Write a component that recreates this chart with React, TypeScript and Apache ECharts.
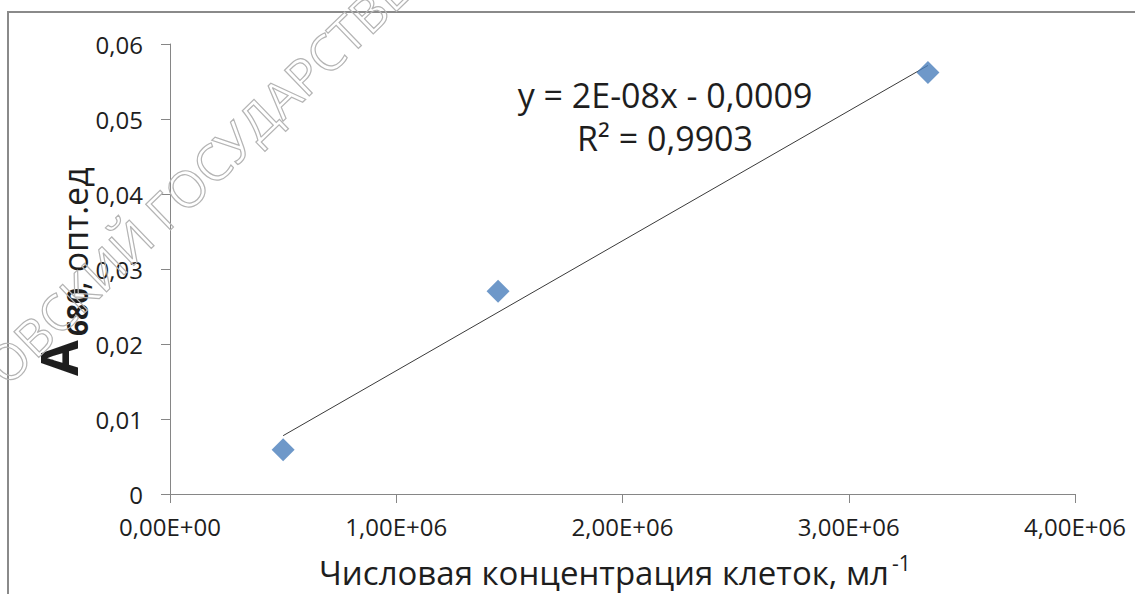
import React, { useEffect, useRef } from "react";
import * as echarts from "echarts";

// Measured cell concentration (cells per ml) and optical density at 680 nm
const concentration = [5.0e5, 1.45e6, 3.35e6];
const absorbance = [0.0059, 0.02705, 0.0562];

// Axis scale settings
const xMin = 0;
const xMax = 4e6;
const xStep = 1e6;
const yMin = 0;
const yMax = 0.06;
const yStep = 0.01;

const xTitle = "Числовая концентрация клеток, мл";
const xTitleSup = "-1";
const watermark = "ОВСКИЙ ГОСУДАРСТВЕННЫЙ";

const FONT = "'Open Sans', 'Noto Sans', sans-serif";

// Ordinary least squares fit y = a*x + b
function linearFit(xs: number[], ys: number[]) {
  const n = xs.length;
  const mx = xs.reduce((s, v) => s + v, 0) / n;
  const my = ys.reduce((s, v) => s + v, 0) / n;
  let sxy = 0, sxx = 0, syy = 0;
  for (let i = 0; i < n; i++) {
    sxy += (xs[i] - mx) * (ys[i] - my);
    sxx += (xs[i] - mx) ** 2;
    syy += (ys[i] - my) ** 2;
  }
  const a = sxy / sxx;
  const b = my - a * mx;
  const r2 = (sxy * sxy) / (sxx * syy);
  return { a, b, r2 };
}

const comma = (s: string) => s.replace(".", ",");

// Excel-like scientific notation: 1,00E+06
function sci(v: number, digits: number) {
  if (v === 0) return "0," + "0".repeat(digits) + "E+00";
  const e = Math.floor(Math.log10(Math.abs(v)));
  const m = v / Math.pow(10, e);
  const sign = e < 0 ? "-" : "+";
  const exp = String(Math.abs(e)).padStart(2, "0");
  return comma(m.toFixed(digits)) + "E" + sign + exp;
}

function sciShort(v: number) {
  const [m, e] = v.toExponential(0).split("e");
  const en = parseInt(e, 10);
  return m + "E" + (en < 0 ? "-" : "+") + String(Math.abs(en)).padStart(2, "0");
}

export default function App() {
  const ref = useRef<HTMLDivElement>(null);

  useEffect(() => {
    if (!ref.current) return;
    const chart = echarts.init(ref.current, undefined, { renderer: "svg" });

    const fit = linearFit(concentration, absorbance);
    const x0 = Math.min(...concentration);
    const x1 = Math.max(...concentration);
    const trend = [
      [x0, fit.a * x0 + fit.b],
      [x1, fit.a * x1 + fit.b],
    ];
    const eqLine =
      "y = " + sciShort(fit.a) + "x " + (fit.b < 0 ? "- " : "+ ") + comma(Math.abs(fit.b).toFixed(4));
    const r2Line = "R² = " + comma(fit.r2.toFixed(4));

    const axisColor = "#868686";
    const textColor = "#1e1e1e";

    chart.setOption({
      animation: false,
      backgroundColor: "#ffffff",
      grid: { left: 170, top: 44, right: 60, bottom: 100, containLabel: false },
      xAxis: {
        type: "value",
        min: xMin,
        max: xMax,
        interval: xStep,
        axisLine: { show: true, onZero: false, lineStyle: { color: axisColor, width: 1 } },
        axisTick: { show: true, length: 9, lineStyle: { color: axisColor, width: 1 } },
        splitLine: { show: false },
        axisLabel: {
          formatter: (v: number) => sci(v, 2),
          color: textColor,
          fontFamily: FONT,
          fontSize: 24,
          margin: 20,
        },
      },
      yAxis: {
        type: "value",
        min: yMin,
        max: yMax,
        interval: yStep,
        axisLine: { show: true, onZero: false, lineStyle: { color: axisColor, width: 1 } },
        axisTick: { show: true, length: 9, lineStyle: { color: axisColor, width: 1 } },
        splitLine: { show: false },
        axisLabel: {
          formatter: (v: number) => (v === 0 ? "0" : comma(v.toFixed(2))),
          color: textColor,
          fontFamily: FONT,
          fontSize: 24,
          margin: 27,
        },
      },
      series: [
        {
          type: "line",
          data: trend,
          symbol: "none",
          lineStyle: { color: "#3a3a3a", width: 1 },
          z: 2,
        },
        {
          type: "scatter",
          data: concentration.map((x, i) => [x, absorbance[i]]),
          symbol: "diamond",
          symbolSize: [23, 23],
          itemStyle: { color: "#4a7ebb" },
          z: 3,
        },
      ],
      graphic: [
        {
          type: "rect",
          shape: { x: 8, y: 12, width: 1300, height: 800 },
          style: { fill: "none", stroke: "#8a8a8a", lineWidth: 2 },
          silent: true,
          z: 1,
        },
        {
          type: "text",
          x: 665,
          y: 95,
          style: {
            text: eqLine,
            font: `34px ${FONT}`,
            fill: textColor,
            textAlign: "center",
            textVerticalAlign: "middle",
          },
        },
        {
          type: "text",
          x: 665,
          y: 138,
          style: {
            text: r2Line,
            font: `34px ${FONT}`,
            fill: textColor,
            textAlign: "center",
            textVerticalAlign: "middle",
          },
        },
        {
          type: "text",
          x: 889,
          y: 572,
          style: {
            text: xTitle,
            font: `33px ${FONT}`,
            fill: textColor,
            textAlign: "right",
            textVerticalAlign: "middle",
          },
        },
        {
          type: "text",
          x: 892,
          y: 563,
          style: {
            text: xTitleSup,
            font: `21px ${FONT}`,
            fill: textColor,
            textAlign: "left",
            textVerticalAlign: "middle",
          },
        },
        {
          type: "text",
          x: 57,
          y: 376,
          rotation: Math.PI / 2,
          style: {
            text: "A",
            font: `bold 52px ${FONT}`,
            fill: textColor,
            textAlign: "left",
            textVerticalAlign: "middle",
          },
        },
        {
          type: "text",
          x: 77,
          y: 336,
          rotation: Math.PI / 2,
          style: {
            text: "680",
            font: `bold 28px ${FONT}`,
            fill: textColor,
            textAlign: "left",
            textVerticalAlign: "middle",
          },
        },
        {
          type: "text",
          x: 75,
          y: 290,
          rotation: Math.PI / 2,
          style: {
            text: ", опт.ед",
            font: `34px ${FONT}`,
            fill: textColor,
            textAlign: "left",
            textVerticalAlign: "middle",
          },
        },
        {
          type: "text",
          x: -6,
          y: 374,
          rotation: (44 * Math.PI) / 180,
          silent: true,
          z: 100,
          style: {
            text: watermark,
            font: `50px ${FONT}`,
            fill: "none",
            stroke: "#b4b4b4",
            lineWidth: 1.2,
            textAlign: "left",
            textVerticalAlign: "middle",
          },
        },
      ],
    });

    return () => chart.dispose();
  }, []);

  return (
    <div
      ref={ref}
      style={{ position: "fixed", left: 0, top: 0, width: 1135, height: 594, background: "#fff" }}
    />
  );
}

■ Set exercise
Repeat the data exactly, without the pictures.

■ Answer to this problem
Write a component that recreates this chart with React, TypeScript and Apache ECharts.
import React, { useEffect, useRef } from "react";
import * as echarts from "echarts";

// Measured cell concentration (cells per ml) and optical density at 680 nm
const concentration = [5.0e5, 1.45e6, 3.35e6];
const absorbance = [0.0059, 0.02705, 0.0562];

// Axis scale settings
const xMin = 0;
const xMax = 4e6;
const xStep = 1e6;
const yMin = 0;
const yMax = 0.06;
const yStep = 0.01;

const xTitle = "Числовая концентрация клеток, мл";
const xTitleSup = "-1";
const watermark = "ОВСКИЙ ГОСУДАРСТВЕННЫЙ";

const FONT = "'Open Sans', 'Noto Sans', sans-serif";

// Ordinary least squares fit y = a*x + b
function linearFit(xs: number[], ys: number[]) {
  const n = xs.length;
  const mx = xs.reduce((s, v) => s + v, 0) / n;
  const my = ys.reduce((s, v) => s + v, 0) / n;
  let sxy = 0, sxx = 0, syy = 0;
  for (let i = 0; i < n; i++) {
    sxy += (xs[i] - mx) * (ys[i] - my);
    sxx += (xs[i] - mx) ** 2;
    syy += (ys[i] - my) ** 2;
  }
  const a = sxy / sxx;
  const b = my - a * mx;
  const r2 = (sxy * sxy) / (sxx * syy);
  return { a, b, r2 };
}

const comma = (s: string) => s.replace(".", ",");

// Excel-like scientific notation: 1,00E+06
function sci(v: number, digits: number) {
  if (v === 0) return "0," + "0".repeat(digits) + "E+00";
  const e = Math.floor(Math.log10(Math.abs(v)));
  const m = v / Math.pow(10, e);
  const sign = e < 0 ? "-" : "+";
  const exp = String(Math.abs(e)).padStart(2, "0");
  return comma(m.toFixed(digits)) + "E" + sign + exp;
}

function sciShort(v: number) {
  const [m, e] = v.toExponential(0).split("e");
  const en = parseInt(e, 10);
  return m + "E" + (en < 0 ? "-" : "+") + String(Math.abs(en)).padStart(2, "0");
}

export default function App() {
  const ref = useRef<HTMLDivElement>(null);

  useEffect(() => {
    if (!ref.current) return;
    const chart = echarts.init(ref.current, undefined, { renderer: "svg" });

    const fit = linearFit(concentration, absorbance);
    const x0 = Math.min(...concentration);
    const x1 = Math.max(...concentration);
    const trend = [
      [x0, fit.a * x0 + fit.b],
      [x1, fit.a * x1 + fit.b],
    ];
    const eqLine =
      "y = " + sciShort(fit.a) + "x " + (fit.b < 0 ? "- " : "+ ") + comma(Math.abs(fit.b).toFixed(4));
    const r2Line = "R² = " + comma(fit.r2.toFixed(4));

    const axisColor = "#868686";
    const textColor = "#1e1e1e";

    chart.setOption({
      animation: false,
      backgroundColor: "#ffffff",
      grid: { left: 170, top: 44, right: 60, bottom: 100, containLabel: false },
      xAxis: {
        type: "value",
        min: xMin,
        max: xMax,
        interval: xStep,
        axisLine: { show: true, onZero: false, lineStyle: { color: axisColor, width: 1 } },
        axisTick: { show: true, length: 9, lineStyle: { color: axisColor, width: 1 } },
        splitLine: { show: false },
        axisLabel: {
          formatter: (v: number) => sci(v, 2),
          color: textColor,
          fontFamily: FONT,
          fontSize: 24,
          margin: 20,
        },
      },
      yAxis: {
        type: "value",
        min: yMin,
        max: yMax,
        interval: yStep,
        axisLine: { show: true, onZero: false, lineStyle: { color: axisColor, width: 1 } },
        axisTick: { show: true, length: 9, lineStyle: { color: axisColor, width: 1 } },
        splitLine: { show: false },
        axisLabel: {
          formatter: (v: number) => (v === 0 ? "0" : comma(v.toFixed(2))),
          color: textColor,
          fontFamily: FONT,
          fontSize: 24,
          margin: 27,
        },
      },
      series: [
        {
          type: "line",
          data: trend,
          symbol: "none",
          lineStyle: { color: "#3a3a3a", width: 1 },
          z: 2,
        },
        {
          type: "scatter",
          data: concentration.map((x, i) => [x, absorbance[i]]),
          symbol: "diamond",
          symbolSize: [23, 23],
          itemStyle: { color: "#4a7ebb" },
          z: 3,
        },
      ],
      graphic: [
        {
          type: "rect",
          shape: { x: 8, y: 12, width: 1300, height: 800 },
          style: { fill: "none", stroke: "#8a8a8a", lineWidth: 2 },
          silent: true,
          z: 1,
        },
        {
          type: "text",
          x: 665,
          y: 95,
          style: {
            text: eqLine,
            font: `34px ${FONT}`,
            fill: textColor,
            textAlign: "center",
            textVerticalAlign: "middle",
          },
        },
        {
          type: "text",
          x: 665,
          y: 138,
          style: {
            text: r2Line,
            font: `34px ${FONT}`,
            fill: textColor,
            textAlign: "center",
            textVerticalAlign: "middle",
          },
        },
        {
          type: "text",
          x: 889,
          y: 572,
          style: {
            text: xTitle,
            font: `33px ${FONT}`,
            fill: textColor,
            textAlign: "right",
            textVerticalAlign: "middle",
          },
        },
        {
          type: "text",
          x: 892,
          y: 563,
          style: {
            text: xTitleSup,
            font: `21px ${FONT}`,
            fill: textColor,
            textAlign: "left",
            textVerticalAlign: "middle",
          },
        },
        {
          type: "text",
          x: 57,
          y: 376,
          rotation: Math.PI / 2,
          style: {
            text: "A",
            font: `bold 52px ${FONT}`,
            fill: textColor,
            textAlign: "left",
            textVerticalAlign: "middle",
          },
        },
        {
          type: "text",
          x: 77,
          y: 336,
          rotation: Math.PI / 2,
          style: {
            text: "680",
            font: `bold 28px ${FONT}`,
            fill: textColor,
            textAlign: "left",
            textVerticalAlign: "middle",
          },
        },
        {
          type: "text",
          x: 75,
          y: 290,
          rotation: Math.PI / 2,
          style: {
            text: ", опт.ед",
            font: `34px ${FONT}`,
            fill: textColor,
            textAlign: "left",
            textVerticalAlign: "middle",
          },
        },
        {
          type: "text",
          x: -6,
          y: 374,
          rotation: (44 * Math.PI) / 180,
          silent: true,
          z: 100,
          style: {
            text: watermark,
            font: `50px ${FONT}`,
            fill: "none",
            stroke: "#b4b4b4",
            lineWidth: 1.2,
            textAlign: "left",
            textVerticalAlign: "middle",
          },
        },
      ],
    });

    return () => chart.dispose();
  }, []);

  return (
    <div
      ref={ref}
      style={{ position: "fixed", left: 0, top: 0, width: 1135, height: 594, background: "#fff" }}
    />
  );
}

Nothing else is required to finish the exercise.